When you publish your work or make it publicly available in some way it is good practice to make images that you used for computational work available in an immutable, persistent way and to have an identifier that allows people to cite and give you credit for the work you have done. Zenodo provides this functionality.

Zenodo supports the archiving of tar archives and we saw earlier how to capture our Docker images as tar archives using the docker save command:

docker save image/name:tag -o image-archive.tar

These tar images can become quite large and Zenodo supports uploads up to 50GB so you may need to compress your archive to make it fit on Zenodo using a tool such as gzip (or zip):

gzip image-archive.tar

Once you have your archive, you can deposit it on Zenodo and this will:

• Create a long-term archive snapshot of your Docker image which people (including your future self) can download and reuse or reproduce your work.
• Create a persistent DOI (Digital Object Identifier) that you can cite in any publications or outputs to enable reproducibility and recognition of your work.

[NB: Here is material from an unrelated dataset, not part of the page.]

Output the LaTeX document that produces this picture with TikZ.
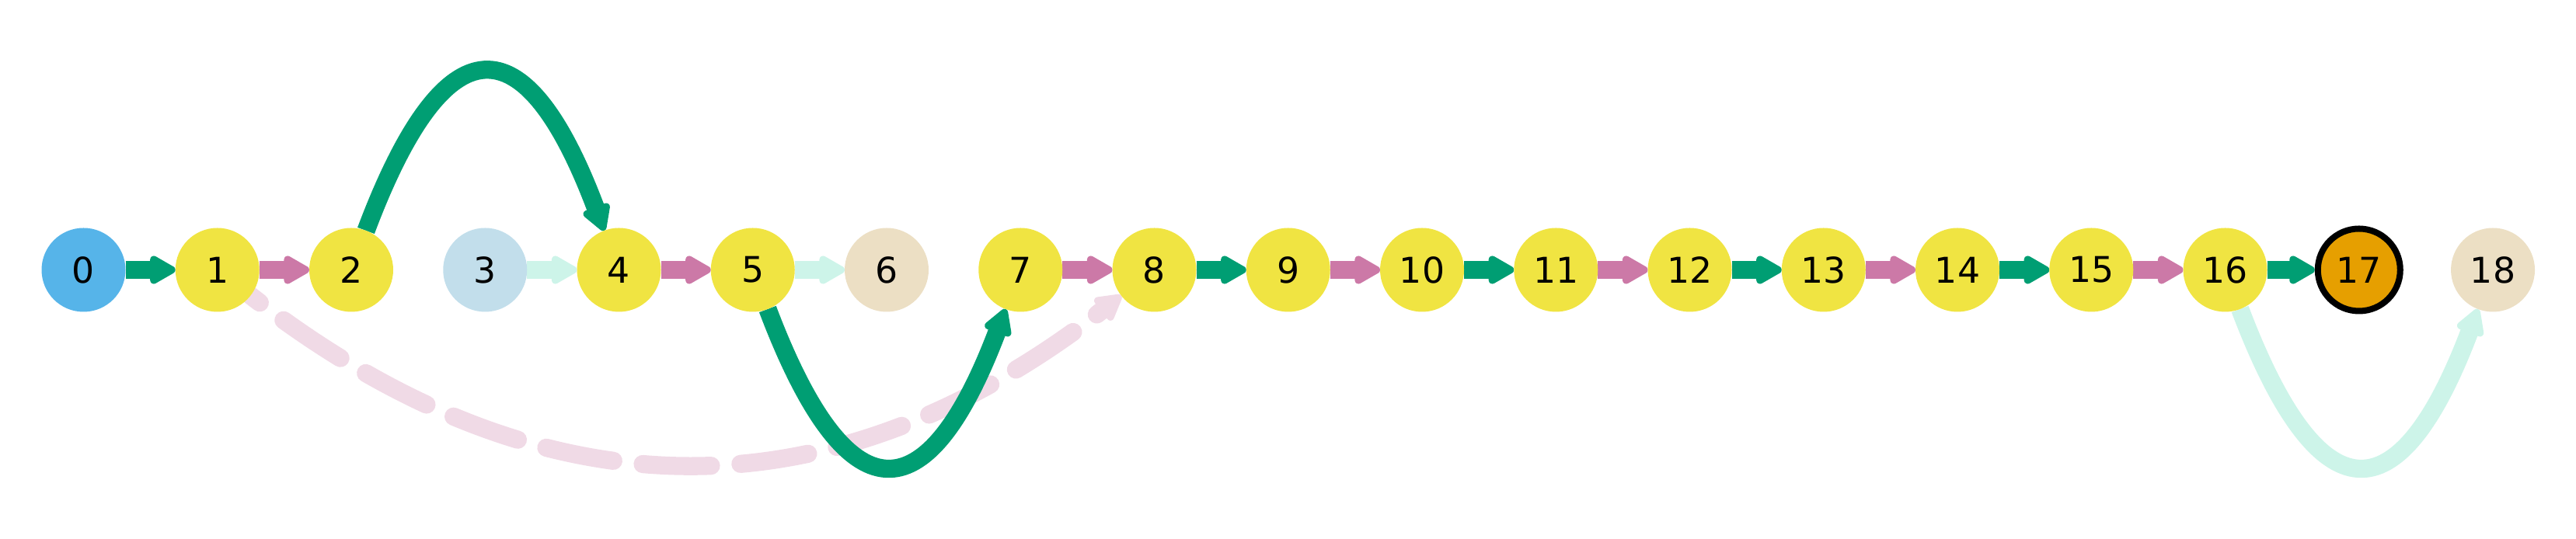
\documentclass[tikz,border=0pt]{standalone}
\usepackage{fontspec}
\setmainfont{DejaVu Sans}
\usetikzlibrary{arrows.meta,calc}
\definecolor{cgreen}{HTML}{009E73}
\definecolor{cpink}{HTML}{CC79A7}
\definecolor{cmint}{HTML}{CDF4E9}
\definecolor{cdash}{HTML}{F0DAE6}
\definecolor{cyellow}{HTML}{F0E442}
\definecolor{csky}{HTML}{56B4E9}
\definecolor{cpale}{HTML}{C2DEEB}
\definecolor{cbeige}{HTML}{ECDFC4}
\definecolor{corange}{HTML}{E69F00}
\pgfdeclarelayer{edges}
\pgfsetlayers{edges,main}
\tikzset{
  vtx/.style={circle, inner sep=0pt, outer sep=0pt, minimum size=1.08cm,
    font=\fontsize{13pt}{15pt}\selectfont, text=black},
  goal/.style={vtx, minimum size=1.06cm, draw=black, line width=0.08cm, outer sep=0.04cm},
  edge/.style={line width=0.233cm, -{Triangle[round,line width=0pt 1,length=0.38cm,width=0.40cm]}},
  eg/.style={edge, draw=cgreen},
  ep/.style={edge, draw=cpink},
  em/.style={edge, draw=cmint},
  ed/.style={edge, draw=cdash, dash pattern=on 0.88cm off 0.38cm, dash phase=0.73cm, line cap=round}
}
\begin{document}
\begin{tikzpicture}
\useasboundingbox (0,0) rectangle (33.15,6.94);
\node[vtx, fill=csky]    (n0)  at (1.075,3.465)   {0};
\node[vtx, fill=cyellow] (n1)  at (2.7975,3.465)  {1};
\node[vtx, fill=cyellow] (n2)  at (4.52,3.465)    {2};
\node[vtx, fill=cpale]   (n3)  at (6.2425,3.465)  {3};
\node[vtx, fill=cyellow] (n4)  at (7.965,3.465)   {4};
\node[vtx, fill=cyellow] (n5)  at (9.6875,3.465)  {5};
\node[vtx, fill=cbeige]  (n6)  at (11.41,3.465)   {6};
\node[vtx, fill=cyellow] (n7)  at (13.1325,3.465) {7};
\node[vtx, fill=cyellow] (n8)  at (14.855,3.465)  {8};
\node[vtx, fill=cyellow] (n9)  at (16.5775,3.465) {9};
\node[vtx, fill=cyellow] (n10) at (18.30,3.465)   {10};
\node[vtx, fill=cyellow] (n11) at (20.0225,3.465) {11};
\node[vtx, fill=cyellow] (n12) at (21.745,3.465)  {12};
\node[vtx, fill=cyellow] (n13) at (23.4675,3.465) {13};
\node[vtx, fill=cyellow] (n14) at (25.19,3.465)   {14};
\node[vtx, fill=cyellow] (n15) at (26.9125,3.465) {15};
\node[vtx, fill=cyellow] (n16) at (28.635,3.465)  {16};
\node[goal, fill=corange] (n17) at (30.3575,3.465) {17};
\node[vtx, fill=cbeige]  (n18) at (32.08,3.465)   {18};
\begin{pgfonlayer}{edges}
\draw[ed] (n1) .. controls ($(n1)+(4.160,-3.227)$) and ($(n8)+(-4.160,-3.227)$) .. (n8);
\draw[eg] (n0) -- (n1);
\draw[ep] (n1) -- (n2);
\draw[eg] (n2) .. controls ($(n2)+(1.209,3.219)$) and ($(n4)+(-1.209,3.219)$) .. (n4);
\draw[em] (n3) -- (n4);
\draw[ep] (n4) -- (n5);
\draw[em] (n5) -- (n6);
\draw[eg] (n5) .. controls ($(n5)+(1.209,-3.197)$) and ($(n7)+(-1.209,-3.197)$) .. (n7);
\draw[ep] (n7) -- (n8);
\draw[eg] (n8) -- (n9);
\draw[ep] (n9) -- (n10);
\draw[eg] (n10) -- (n11);
\draw[ep] (n11) -- (n12);
\draw[eg] (n12) -- (n13);
\draw[ep] (n13) -- (n14);
\draw[eg] (n14) -- (n15);
\draw[ep] (n15) -- (n16);
\draw[eg] (n16) -- (n17);
\draw[em] (n16) .. controls ($(n16)+(1.209,-3.197)$) and ($(n18)+(-1.209,-3.197)$) .. (n18);
\end{pgfonlayer}
\end{tikzpicture}
\end{document}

In addition to the archive file itself, the deposit process will ask you to provide some basic metadata to classify the image and the associated work.

Note that Zenodo is not the only option for archiving and generating persistent DOIs for images. There are other services out there - some institutions may provide their own, equivalent, service.

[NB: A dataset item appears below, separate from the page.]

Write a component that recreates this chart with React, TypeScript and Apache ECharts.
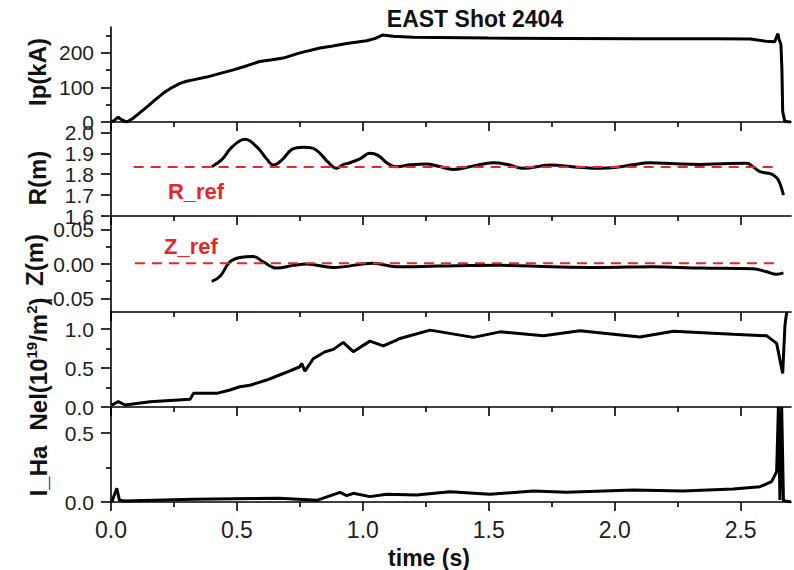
import React, { useEffect, useRef } from 'react';
import * as echarts from 'echarts';

// ---------- data ----------
const tIp = [0, 0.012, 0.028, 0.045, 0.063, 0.088, 0.115, 0.143, 0.175, 0.207, 0.24, 0.274, 0.3, 0.326, 0.38, 0.43, 0.486, 0.54, 0.59, 0.64, 0.684, 0.75, 0.83, 0.88, 0.936, 1.015, 1.05, 1.08, 1.12, 1.2, 1.5, 1.8, 2.1, 2.4, 2.54, 2.6, 2.635, 2.648, 2.653, 2.66, 2.664, 2.667, 2.675, 2.69, 2.7];
const ip = [0, 4, 14, 5, 0, 11, 27, 44, 64, 83, 99, 112, 118, 122, 130, 140, 151, 163, 175, 180, 185, 200, 214, 220, 227, 235, 242, 252, 248, 245, 243, 242, 241, 241, 240, 234, 232, 256, 238, 225, 150, 30, 3, 0, 0];

const tR = [0.4, 0.44, 0.48, 0.532, 0.58, 0.62, 0.645, 0.68, 0.72, 0.764, 0.8, 0.83, 0.86, 0.896, 0.92, 0.949, 0.99, 1.028, 1.06, 1.1, 1.134, 1.19, 1.253, 1.3, 1.36, 1.44, 1.518, 1.58, 1.637, 1.743, 1.84, 1.942, 2.008, 2.07, 2.14, 2.24, 2.339, 2.43, 2.524, 2.55, 2.577, 2.61, 2.63, 2.65, 2.67];
const rVal = [1.836, 1.87, 1.93, 1.967, 1.93, 1.87, 1.844, 1.87, 1.92, 1.929, 1.925, 1.9, 1.86, 1.828, 1.845, 1.855, 1.875, 1.9, 1.89, 1.85, 1.836, 1.845, 1.849, 1.838, 1.823, 1.84, 1.855, 1.845, 1.828, 1.844, 1.835, 1.828, 1.833, 1.845, 1.855, 1.85, 1.847, 1.85, 1.852, 1.835, 1.812, 1.805, 1.796, 1.772, 1.7];

const tZ = [0.4, 0.433, 0.472, 0.512, 0.565, 0.605, 0.658, 0.724, 0.777, 0.883, 1.04, 1.134, 1.3, 1.545, 1.75, 1.94, 2.15, 2.339, 2.55, 2.6, 2.643, 2.67];
const zVal = [-0.0255, -0.018, 0.003, 0.0095, 0.011, 0.003, -0.006, -0.002, 0.0, -0.005, 0.001, -0.004, -0.003, -0.002, -0.004, -0.005, -0.004, -0.006, -0.007, -0.011, -0.015, -0.013];

const tNel = [0.003, 0.029, 0.056, 0.155, 0.314, 0.327, 0.42, 0.472, 0.512, 0.552, 0.618, 0.684, 0.75, 0.757, 0.77, 0.803, 0.85, 0.883, 0.922, 0.962, 1.028, 1.081, 1.134, 1.147, 1.267, 1.439, 1.545, 1.717, 1.862, 2.1, 2.233, 2.47, 2.604, 2.643, 2.667, 2.676, 2.683];
const nel = [0.025, 0.07, 0.026, 0.068, 0.098, 0.175, 0.175, 0.218, 0.26, 0.28, 0.346, 0.43, 0.517, 0.56, 0.46, 0.62, 0.71, 0.74, 0.83, 0.71, 0.846, 0.786, 0.86, 0.88, 0.987, 0.894, 0.965, 0.914, 0.978, 0.9, 0.974, 0.935, 0.914, 0.817, 0.43, 1.05, 1.22];

const tHa = [0.003, 0.015, 0.023, 0.033, 0.05, 0.326, 0.67, 0.817, 0.909, 0.936, 0.962, 1.028, 1.095, 1.213, 1.346, 1.505, 1.677, 1.81, 2.074, 2.272, 2.47, 2.577, 2.623, 2.643, 2.65, 2.656, 2.663, 2.67, 2.7];
const ha = [0.0, 0.06, 0.1, 0.015, 0.007, 0.02, 0.027, 0.012, 0.07, 0.046, 0.063, 0.039, 0.056, 0.05, 0.075, 0.056, 0.08, 0.07, 0.087, 0.08, 0.095, 0.111, 0.148, 0.22, 0.69, 0.015, 0.69, 0.01, 0.0];

const tRRef = [0.09, 2.63];
const rRef = [1.835, 1.835];
const tZRef = [0.095, 2.64];
const zRef = [0.001, 0.001];

// ---------- ticks ----------
const xMajor = [0, 0.5, 1.0, 1.5, 2.0, 2.5];
const xMinor = [0.25, 0.75, 1.25, 1.75, 2.25];
const ipMajor = [0, 100, 200];
const ipMinor = [50, 150, 250];
const rMajor = [1.6, 1.7, 1.8, 1.9, 2.0];
const rMinor: number[] = [];
const zMajor = [-0.05, 0, 0.05];
const zMinor = [-0.025, 0.025];
const nelMajor = [0, 0.5, 1.0];
const nelMinor = [0.25, 0.75];
const haMajor = [0, 0.5];
const haMinor = [0.25];

const FONT = '"Liberation Sans", Arial, Helvetica, sans-serif';
const RED = '#e8262a';

const pairs = (t: number[], v: number[]) => t.map((x, i) => [x, v[i]]);

export default function App() {
  const ref = useRef<HTMLDivElement>(null);
  useEffect(() => {
    if (!ref.current) return;
    const chart = echarts.init(ref.current, null, { renderer: 'svg' });
    const LEFT = 111;
    const RIGHT = 3;
    const panels = [
      { top: 27, height: 95, min: 0, max: 275, major: ipMajor, minor: ipMinor, dec: 0 },
      { top: 122, height: 94, min: 1.6, max: 2.05, major: rMajor, minor: rMinor, dec: 1 },
      { top: 216, height: 96, min: -0.07, max: 0.07, major: zMajor, minor: zMinor, dec: 2 },
      { top: 312, height: 95, min: 0, max: 1.22, major: nelMajor, minor: nelMinor, dec: 1 },
      { top: 407, height: 95, min: 0, max: 0.69, major: haMajor, minor: haMinor, dec: 1 },
    ];
    const grids = [
      ...panels.map((p) => ({ left: LEFT, right: RIGHT, top: p.top, height: p.height })),
      ...panels.map((p) => ({ left: LEFT, right: RIGHT, top: p.top, height: p.height })),
    ];
    const lineStyle = { color: '#000', width: 1.6 };
    const xAxes: any[] = [];
    const yAxes: any[] = [];
    panels.forEach((p, i) => {
      xAxes.push({
        gridIndex: i, type: 'value', min: 0, max: 2.7,
        axisLine: { show: true, onZero: false, lineStyle },
        axisTick: { show: true, inside: false, length: 9, customValues: xMajor, lineStyle },
        axisLabel: {
          show: i === 4, customValues: xMajor, formatter: (v: number) => v.toFixed(1),
          fontSize: 23, color: '#222', margin: 16, fontFamily: FONT,
        },
        splitLine: { show: false },
      });
      yAxes.push({
        gridIndex: i, type: 'value', min: p.min, max: p.max,
        axisLine: { show: true, onZero: false, lineStyle },
        axisTick: { show: true, inside: false, length: 10, customValues: p.major, lineStyle },
        axisLabel: {
          show: true, customValues: p.major, formatter: (v: number) => v.toFixed(p.dec),
          fontSize: 21, color: '#222', margin: 17, fontFamily: FONT,
        },
        splitLine: { show: false },
      });
    });
    panels.forEach((p, i) => {
      xAxes.push({
        gridIndex: 5 + i, type: 'value', min: 0, max: 2.7,
        axisLine: { show: false, onZero: false },
        axisTick: { show: true, inside: false, length: 5, customValues: xMinor, lineStyle },
        axisLabel: { show: false },
        splitLine: { show: false },
      });
      yAxes.push({
        gridIndex: 5 + i, type: 'value', min: p.min, max: p.max,
        axisLine: { show: false, onZero: false },
        axisTick: { show: p.minor.length > 0, inside: false, length: 5, customValues: p.minor, lineStyle },
        axisLabel: { show: false },
        splitLine: { show: false },
      });
    });

    const dataLine = (i: number, data: number[][], smooth: number | boolean = false) => ({
      type: 'line', xAxisIndex: i, yAxisIndex: i, data, showSymbol: false, symbol: 'none', smooth,
      lineStyle: { color: '#000', width: 3 }, silent: true, z: 3,
    });
    const refLine = (i: number, data: number[][]) => ({
      type: 'line', xAxisIndex: i, yAxisIndex: i, data, showSymbol: false, symbol: 'none',
      lineStyle: { color: RED, width: 2, type: [10, 7] }, silent: true, z: 4,
    });

    const nameText = (text: string, x: number, y: number, rich?: any) => ({
      type: 'text', x, y, rotation: Math.PI / 2,
      style: {
        text, fill: '#111', fontSize: 24, fontWeight: 'bold', fontFamily: FONT,
        align: 'center', verticalAlign: 'middle', rich,
      },
    });

    chart.setOption({
      animation: false,
      backgroundColor: '#fff',
      grid: grids,
      xAxis: xAxes,
      yAxis: yAxes,
      series: [
        dataLine(0, pairs(tIp, ip)),
        dataLine(1, pairs(tR, rVal), 0.4),
        dataLine(2, pairs(tZ, zVal), 0.4),
        dataLine(3, pairs(tNel, nel)),
        dataLine(4, pairs(tHa, ha)),
        refLine(1, pairs(tRRef, rRef)),
        refLine(2, pairs(tZRef, zRef)),
      ],
      graphic: [
        {
          type: 'text', x: 475, y: 19,
          style: { text: 'EAST Shot 2404', fill: '#111', fontSize: 23, fontWeight: 'bold', fontFamily: FONT, align: 'center', verticalAlign: 'middle' },
        },
        nameText('Ip(kA)', 37, 72),
        nameText('R(m)', 37, 178),
        nameText('Z(m)', 34, 260),
        nameText('{b|Nel(10}{s|19}{b|/m}{s|2}{b|)}', 37, 364, {
          b: { fontSize: 24, fontWeight: 'bold', fontFamily: FONT, fill: '#111', lineHeight: 26, verticalAlign: 'bottom' },
          s: { fontSize: 15, fontWeight: 'bold', fontFamily: FONT, fill: '#111', lineHeight: 26, verticalAlign: 'top' },
        }),
        nameText('I_Ha', 38, 471),
        {
          type: 'text', x: 196, y: 191,
          style: { text: 'R_ref', fill: RED, fontSize: 22, fontWeight: 'bold', fontFamily: FONT, align: 'center', verticalAlign: 'middle' },
        },
        {
          type: 'text', x: 191, y: 246,
          style: { text: 'Z_ref', fill: RED, fontSize: 22, fontWeight: 'bold', fontFamily: FONT, align: 'center', verticalAlign: 'middle' },
        },
        {
          type: 'text', x: 429, y: 558,
          style: { text: 'time (s)', fill: '#111', fontSize: 23, fontWeight: 'bold', fontFamily: FONT, align: 'center', verticalAlign: 'middle' },
        },
      ],
    });
    return () => chart.dispose();
  }, []);
  return (
    <div
      ref={ref}
      style={{ position: 'fixed', left: 0, top: 0, width: 794, height: 570, background: '#fff' }}
    />
  );
}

Reproducibility good practice

• Make use of images to capture the computational environment required for your work.
• Decide on the appropriate granularity for the images you will use for your computational work - this will be different for each project/area. Take note of accepted practice from contemporary work in the same area. What are the right building blocks for individual images in your work?
• Document what you have done and why - this can be put in comments in the Dockerfile and the use of the image desccribed in associated documentation and/or publications. Make sure that references are made in both directions so that the image and the documentation are appropriately linked.
• When you publish work (in whatever way) use an archiving and DOI service such as Zenodo to make sure your image is captured as it was used for the work and that is obtains a persistent DOI to allow it to be cited and referenced properly.

Key Points

• Container images allow us to encapsulate the computation (and data) we have used in our research.

• Using a service such as Docker Hub allows us to easily share computational work we have done.

• Using container images along with a DOI service such as Zenodo allows us to capture our work and enables reproducibility.